While I know my daughter's distractions are relatively minor, her comments were in my mind as I've been following changes to the discipline code within JCPS. The bulk of the information and focus of the discipline code has been on finding ways of equitably addressing discipline while trying to keep the student within a learning environment.
These goals are noble, and understandable. It certainly is much better to try and intervene at an early age and get a child on the right path then simply to kick them to the curb.
But what I don't see within the discussion is concern about how the way in which you discipline a student for misbehavior impacts the students and teachers who are in the classrooms with those children. In the past year we've seen multiple stories and videos of kids shoving each other down bleachers, getting into fights, and intimidating and harassing teachers and other students verbally, physically, and sexually. My own daughter has witnessed two instances in which teachers were injured trying to break up fights. As parents, we hear stories of kids removed from the classroom only to be returned to offend again. If you are a student trying to learn and follow the proper path or a teacher trying to help your students learn right and wrong, what message is sent to you when you see multiple offenders allowed to stay in the classroom or shuffle from school to school until they either age out, or commit a violent crime, sometimes against faculty or students. If my daughter has difficulty learning and focusing in an environment with relatively minor discipline issues, what is it like for a child who is trying to learn in an environment of continual interruptions and repeated instances of violent behavior without serious repercussions for the offender.

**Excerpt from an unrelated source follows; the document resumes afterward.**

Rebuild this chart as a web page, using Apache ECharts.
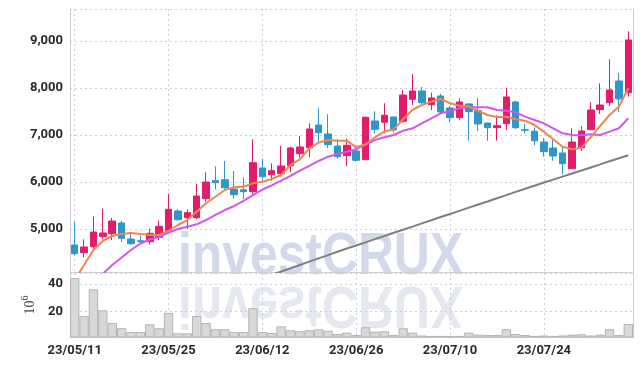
<!DOCTYPE html>
<html><head><meta charset="utf-8">
<script src="https://cdn.jsdelivr.net/npm/echarts@6/dist/echarts.min.js"></script>
<style>html,body{margin:0;padding:0;background:#fff}#c{width:643px;height:366px}</style>
</head><body><div id="c"></div>
<script>
const dates = ["23/05/11","23/05/12","23/05/15","23/05/16","23/05/17","23/05/18","23/05/19","23/05/22","23/05/23","23/05/24",
"23/05/25","23/05/26","23/05/30","23/05/31","23/06/01","23/06/02","23/06/05","23/06/07","23/06/08","23/06/09",
"23/06/12","23/06/13","23/06/14","23/06/15","23/06/16","23/06/19","23/06/20","23/06/21","23/06/22","23/06/23",
"23/06/26","23/06/27","23/06/28","23/06/29","23/06/30","23/07/03","23/07/04","23/07/05","23/07/06","23/07/07",
"23/07/10","23/07/11","23/07/12","23/07/13","23/07/14","23/07/17","23/07/18","23/07/19","23/07/20","23/07/21",
"23/07/24","23/07/25","23/07/26","23/07/27","23/07/28","23/07/31","23/08/01","23/08/02","23/08/03","23/08/04"];

const openP  = [4660,4496,4623,4836,4900,5128,4787,4751,4730,4823, 4964,5383,5240,5240,5645,6028,6049,5851,5836,5794,
                6298,6156,6177,6347,6602,6730,7213,7022,6766,6560, 6660,6475,7298,7271,7383,7292,7760,7937,7646,7830,
                7575,7369,7660,7518,7256,7156,7241,7703,7113,7079, 6851,6724,6617,6283,6730,7113,7539,7688,8149,7901];
const closeP = [4474,4617,4936,4915,5170,4802,4687,4730,4908,5057, 5419,5198,5347,5702,6000,5985,5879,5730,5794,6411,
                6113,6241,6340,6724,6745,7128,7049,6794,6539,6781, 6462,7377,7121,7420,7107,7851,7937,7688,7788,7490,
                7369,7703,7497,7234,7156,7198,7809,7156,7100,6879, 6645,6553,6390,6851,7085,7532,7639,7958,7766,9022];
const lowP   = [4447,4398,4574,4781,4766,4723,4660,4696,4674,4766, 4921,5180,5000,5206,5581,5845,5815,5638,5638,5745,
                6007,6028,6113,6213,6517,6526,6851,6724,6490,6341, 6432,6462,7036,7036,7049,7262,7639,7653,7526,7441,
                7262,7313,6879,7085,6879,6879,7100,7128,7036,6781, 6539,6453,6156,6283,6660,7113,7447,7618,7483,7815];
const highP  = [5155,4781,5262,5432,5234,5177,4894,4857,5006,5177, 5751,5420,5419,5964,6207,6334,6447,6234,6100,6909,
                6496,6398,6766,6751,6979,7249,7568,7441,6909,6922, 6773,7390,7505,7675,7390,7958,8292,8022,7901,7879,
                7618,7781,7681,7794,7256,7420,8007,7724,7241,7164, 6937,6894,6751,7143,7192,7696,8100,8611,8320,9207];

const ma5  = [3915,4234,4553,4745,4851,4894,4915,4894,4872,4872, 4957,5085,5191,5368,5547,5687,5830,5887,5900,5972,
              6007,6064,6149,6362,6480,6717,6837,6894,6879,6879, 6738,6802,6951,7071,7121,7334,7532,7639,7709,7766,
              7675,7624,7611,7511,7426,7383,7390,7334,7305,7213, 7071,6909,6751,6696,6730,6951,7192,7426,7603,7994];
const ma20 = [3300,3550,3800,4050,4234,4394,4553,4691,4777,4830, 4921,5000,5049,5100,5191,5298,5404,5490,5600,5720,
              5840,5930,6030,6130,6240,6341,6447,6539,6596,6645, 6696,6794,6894,6951,7000,7092,7143,7249,7356,7462,
              7511,7568,7589,7589,7589,7532,7518,7483,7390,7320, 7249,7143,7036,7000,6994,7015,7000,7071,7143,7356];
const ma60 = [null,null,null,null,null,null,null,null,null,null, null,null,null,null,null,null,null,null,null,null,
              null,4020,4095,4165,4235,4305,4375,4445,4515,4585, 4650,4715,4785,4850,4920,4985,5050,5120,5185,5255,
              5320,5385,5455,5520,5585,5655,5720,5790,5855,5920, 5990,6050,6115,6180,6245,6310,6375,6440,6505,6570];

const volume = [44.4,16.9,36.3,21.0,11.7,7.9,5.2,5.2,10.8,7.9, 19.1,4.2,4.2,16.9,11.7,7.2,7.2,5.2,5.2,22.5,
                5.2,4.4,9.3,6.4,5.7,6.4,7.2,6.1,3.7,4.7, 3.0,8.6,5.4,5.7,3.0,7.9,4.7,2.6,2.3,2.3,
                2.3,2.3,4.7,3.2,3.0,3.0,7.2,3.7,3.0,2.3, 2.6,2.3,2.6,3.2,3.5,2.6,3.2,7.2,3.0,11.0];

const candles = openP.map((o, i) => [o, closeP[i], lowP[i], highP[i]]);

const LBL = {fontFamily: "Roboto, 'Liberation Sans', sans-serif",
             fontWeight: 'bold', fontSize: 13, color: '#2a2a2a'};
const gridLine = {show: true, lineStyle: {color: '#c9cee0', type: [2, 3], width: 1}};
const border = {show: true, lineStyle: {color: '#cfcfcf', width: 1}};

const chart = echarts.init(document.getElementById('c'), null, {renderer: 'canvas'});
chart.setOption({
  animation: false,
  backgroundColor: '#fff',
  grid: [
    {left: 70, right: 10, top: 9, height: 263},
    {left: 70, right: 10, top: 273, height: 64}
  ],
  graphic: [
    {type: 'text', x: 178, y: 280, scaleX: 0.83, z: 0,
     style: {text: 'investCRUX', x: 0, y: -23, font: 'bold 60px "Liberation Sans", Arial, sans-serif',
             fill: '#d3d8ea', verticalAlign: 'middle', align: 'left'}},
    {type: 'text', x: 178, y: 281, scaleX: 0.83, scaleY: -1, z: 0,
     style: {text: 'investCRUX', x: 0, y: -23, font: 'bold 60px "Liberation Sans", Arial, sans-serif',
             fill: '#e6e8f1', verticalAlign: 'middle', align: 'left'}}
  ],
  xAxis: [
    {type: 'category', gridIndex: 0, data: dates, boundaryGap: true,
     axisLine: border, axisTick: {show: false}, axisLabel: {show: false},
     splitLine: Object.assign({interval: 9, alignWithLabel: true}, gridLine)},
    {type: 'category', gridIndex: 1, data: dates, boundaryGap: true,
     axisLine: border, axisTick: {show: false, alignWithLabel: true, interval: 9},
     axisLabel: Object.assign({interval: 9, margin: 7}, LBL),
     splitLine: Object.assign({interval: 9, alignWithLabel: true}, gridLine)}
  ],
  yAxis: [
    {type: 'value', gridIndex: 0, min: 4085, max: 9681, splitNumber: 5,
     axisLine: border, axisTick: {show: false},
     axisLabel: Object.assign({margin: 7, showMinLabel: false, showMaxLabel: false,
       formatter: v => v.toLocaleString('en-US')}, LBL),
     splitLine: gridLine},
    {type: 'value', gridIndex: 0, position: 'right', min: 4085, max: 9681,
     axisLine: border, axisTick: {show: false}, axisLabel: {show: false}, splitLine: {show: false}},
    {type: 'value', gridIndex: 1, min: 1.5, max: 48.2, splitNumber: 2,
     axisLine: border, axisTick: {show: false},
     axisLabel: Object.assign({margin: 7, showMinLabel: false, showMaxLabel: false}, LBL),
     splitLine: gridLine,
     name: '{a|10}{b|6}', nameLocation: 'middle', nameRotate: 90, nameGap: 18,
     nameTextStyle: {rich: {
       a: {fontFamily: "'Liberation Serif','DejaVu Serif',serif", fontSize: 14, color: '#444', lineHeight: 20},
       b: {fontFamily: "'Liberation Serif','DejaVu Serif',serif", fontSize: 10, color: '#444', verticalAlign: 'top', lineHeight: 20}
     }}},
    {type: 'value', gridIndex: 1, position: 'right', min: 1.5, max: 48.2,
     axisLine: border, axisTick: {show: false}, axisLabel: {show: false}, splitLine: {show: false}}
  ],
  series: [
    {type: 'candlestick', xAxisIndex: 0, yAxisIndex: 0, data: candles, barWidth: 7,
     itemStyle: {color: '#e31c6b', color0: '#3095c8', borderColor: '#e31c6b', borderColor0: '#3095c8', borderWidth: 1}},
    {type: 'line', xAxisIndex: 0, yAxisIndex: 0, data: ma60, showSymbol: false, clip: true,
     lineStyle: {color: '#7f7f7f', width: 2}},
    {type: 'line', xAxisIndex: 0, yAxisIndex: 0, data: ma20, showSymbol: false, clip: true,
     lineStyle: {color: '#d257ec', width: 2}},
    {type: 'line', xAxisIndex: 0, yAxisIndex: 0, data: ma5, showSymbol: false, clip: true,
     lineStyle: {color: '#ef8650', width: 2}},
    {type: 'bar', xAxisIndex: 1, yAxisIndex: 2, data: volume, barCategoryGap: '0%',
     itemStyle: {color: '#d8d8d8', borderColor: '#b4b4b4', borderWidth: 1}}
  ]
});
</script></body></html>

Again, I understand completely what JCPS is TRYING to accomplish with a revised discipline code. But it is not clear to any of us who send our children to school each day how you can make a weaker discipline code work when clearly the one we have is failing the kids who are trying to learn, and the teachers who teach them. For months, parents and community members have been asking for a comprehensive plan on discipline, one that provides appropriate training and resources to help our teachers and staff deal with these issues in a way that will help them get on the right path. Without that plan, I fear that these guidelines only serve to feed the perception, and potentially the reality that many JCPS schools provide an environment that is unsafe and not conducive to learning for the students they serve.